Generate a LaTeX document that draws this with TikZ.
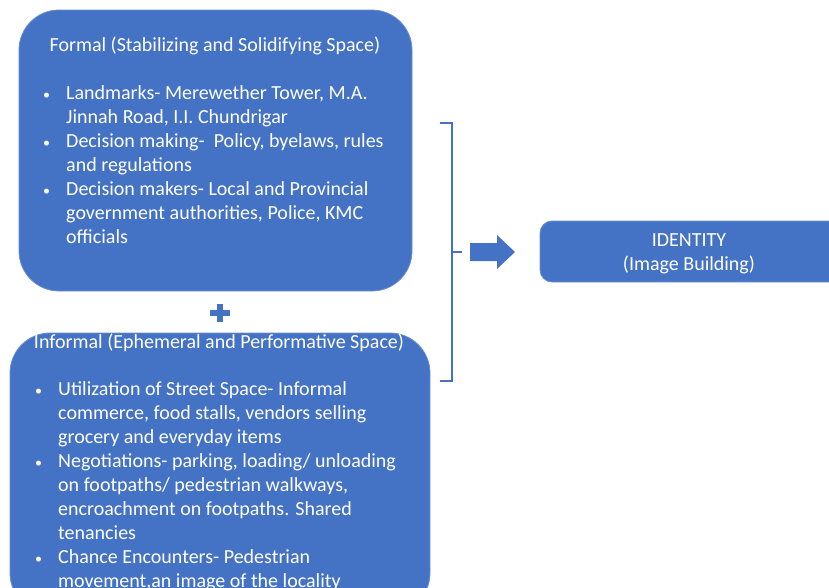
\documentclass[tikz,border=0pt]{standalone}
\usepackage{fontspec}
\setmainfont{Carlito}
\usepackage{tikz}
\usepackage{xcolor}

\definecolor{boxblue}{HTML}{4472C4}
\definecolor{boxedge}{HTML}{6C8FD0}

% bullet with a fixed hanging width
\newcommand{\bul}{\makebox[24pt][l]{\hspace{1pt}\fontsize{14}{14}\selectfont\textbullet}}
\newcommand{\hang}{\hspace*{24pt}}

\tikzset{
  panel/.style={draw=boxedge, fill=boxblue, line width=0.8pt, rounded corners=40pt},
  txt/.style={text=white, font=\fontsize{20}{24}\selectfont},
}

\begin{document}
\begin{tikzpicture}[x=1pt, y=-1pt]
  \useasboundingbox (0,0) rectangle (829,587);
  \clip (0,0) rectangle (829,587);
  % Formal
  \node[panel, minimum width=393pt, minimum height=281pt] (formal) at (215.5,150.5) {};
  \node[txt] (formalttl) at (215,46) {Formal (Stabilizing and Solidifying Space)};
  \node[txt, anchor=north west, align=left, inner sep=0pt] (formallst) at (42,85) {%
    \bul Landmarks- Merewether Tower, M.A.\\
    \hang Jinnah Road, I.I. Chundrigar\\
    \bul Decision making-\ \ Policy, byelaws, rules\\
    \hang and regulations\\
    \bul Decision makers- Local and\ Provincial\\
    \hang government authorities, Police, KMC\\
    \hang officials};
  % Plus
  \fill[boxblue] (210,310) rectangle (230,316);
  \fill[boxblue] (217,304) rectangle (223,322);
  % Informal
  \node[panel, minimum width=420pt, minimum height=280pt] (informal) at (220,473) {};
  \node[txt] (informalttl) at (219,343) {Informal (Ephemeral and Performative Space)};
  \node[txt, anchor=north west, align=left, inner sep=0pt] (informallst) at (34,381) {%
    \bul Utilization of Street Space- Informal\\
    \hang commerce, food stalls, vendors selling\\
    \hang grocery and\ everyday items\\
    \bul Negotiations- parking, loading/ unloading\\
    \hang on footpaths/ pedestrian walkways,\\
    \hang encroachment on footpaths. Shared\\
    \hang tenancies\\
    \bul Chance Encounters- Pedestrian\\
    \hang movement,an image of the locality};
  % Bracket
  \coordinate (brktop) at (440,123);
  \coordinate (brkbot) at (440,381);
  \coordinate (brk) at (462,252);
  \draw[boxblue, line width=1.5pt] (brktop) -- (452,123) -- (452,381) -- (brkbot);
  \draw[boxblue, line width=1.5pt] (452,252) -- (brk);
  % Block arrow
  \fill[boxblue] (470,243) -- (497,243) -- (497,235) -- (515,252)
    -- (497,269) -- (497,261) -- (470,261) -- cycle;
  % Identity
  \node[panel, rounded corners=12pt, minimum width=310pt, minimum height=61pt] (ident) at (695,251.5) {};
  \node[txt, align=center] (identttl) at (689,254) {IDENTITY\\(Image Building)};
\end{tikzpicture}
\end{document}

▬▬▬

→ **Directive**: Retype the data above exactly; pictures are not part of the copy.

→ **Problem solution**:
Generate a LaTeX document that draws this with TikZ.
\documentclass[tikz,border=0pt]{standalone}
\usepackage{fontspec}
\setmainfont{Carlito}
\usepackage{tikz}
\usepackage{xcolor}

\definecolor{boxblue}{HTML}{4472C4}
\definecolor{boxedge}{HTML}{6C8FD0}

% bullet with a fixed hanging width
\newcommand{\bul}{\makebox[24pt][l]{\hspace{1pt}\fontsize{14}{14}\selectfont\textbullet}}
\newcommand{\hang}{\hspace*{24pt}}

\tikzset{
  panel/.style={draw=boxedge, fill=boxblue, line width=0.8pt, rounded corners=40pt},
  txt/.style={text=white, font=\fontsize{20}{24}\selectfont},
}

\begin{document}
\begin{tikzpicture}[x=1pt, y=-1pt]
  \useasboundingbox (0,0) rectangle (829,587);
  \clip (0,0) rectangle (829,587);
  % Formal
  \node[panel, minimum width=393pt, minimum height=281pt] (formal) at (215.5,150.5) {};
  \node[txt] (formalttl) at (215,46) {Formal (Stabilizing and Solidifying Space)};
  \node[txt, anchor=north west, align=left, inner sep=0pt] (formallst) at (42,85) {%
    \bul Landmarks- Merewether Tower, M.A.\\
    \hang Jinnah Road, I.I. Chundrigar\\
    \bul Decision making-\ \ Policy, byelaws, rules\\
    \hang and regulations\\
    \bul Decision makers- Local and\ Provincial\\
    \hang government authorities, Police, KMC\\
    \hang officials};
  % Plus
  \fill[boxblue] (210,310) rectangle (230,316);
  \fill[boxblue] (217,304) rectangle (223,322);
  % Informal
  \node[panel, minimum width=420pt, minimum height=280pt] (informal) at (220,473) {};
  \node[txt] (informalttl) at (219,343) {Informal (Ephemeral and Performative Space)};
  \node[txt, anchor=north west, align=left, inner sep=0pt] (informallst) at (34,381) {%
    \bul Utilization of Street Space- Informal\\
    \hang commerce, food stalls, vendors selling\\
    \hang grocery and\ everyday items\\
    \bul Negotiations- parking, loading/ unloading\\
    \hang on footpaths/ pedestrian walkways,\\
    \hang encroachment on footpaths. Shared\\
    \hang tenancies\\
    \bul Chance Encounters- Pedestrian\\
    \hang movement,an image of the locality};
  % Bracket
  \coordinate (brktop) at (440,123);
  \coordinate (brkbot) at (440,381);
  \coordinate (brk) at (462,252);
  \draw[boxblue, line width=1.5pt] (brktop) -- (452,123) -- (452,381) -- (brkbot);
  \draw[boxblue, line width=1.5pt] (452,252) -- (brk);
  % Block arrow
  \fill[boxblue] (470,243) -- (497,243) -- (497,235) -- (515,252)
    -- (497,269) -- (497,261) -- (470,261) -- cycle;
  % Identity
  \node[panel, rounded corners=12pt, minimum width=310pt, minimum height=61pt] (ident) at (695,251.5) {};
  \node[txt, align=center] (identttl) at (689,254) {IDENTITY\\(Image Building)};
\end{tikzpicture}
\end{document}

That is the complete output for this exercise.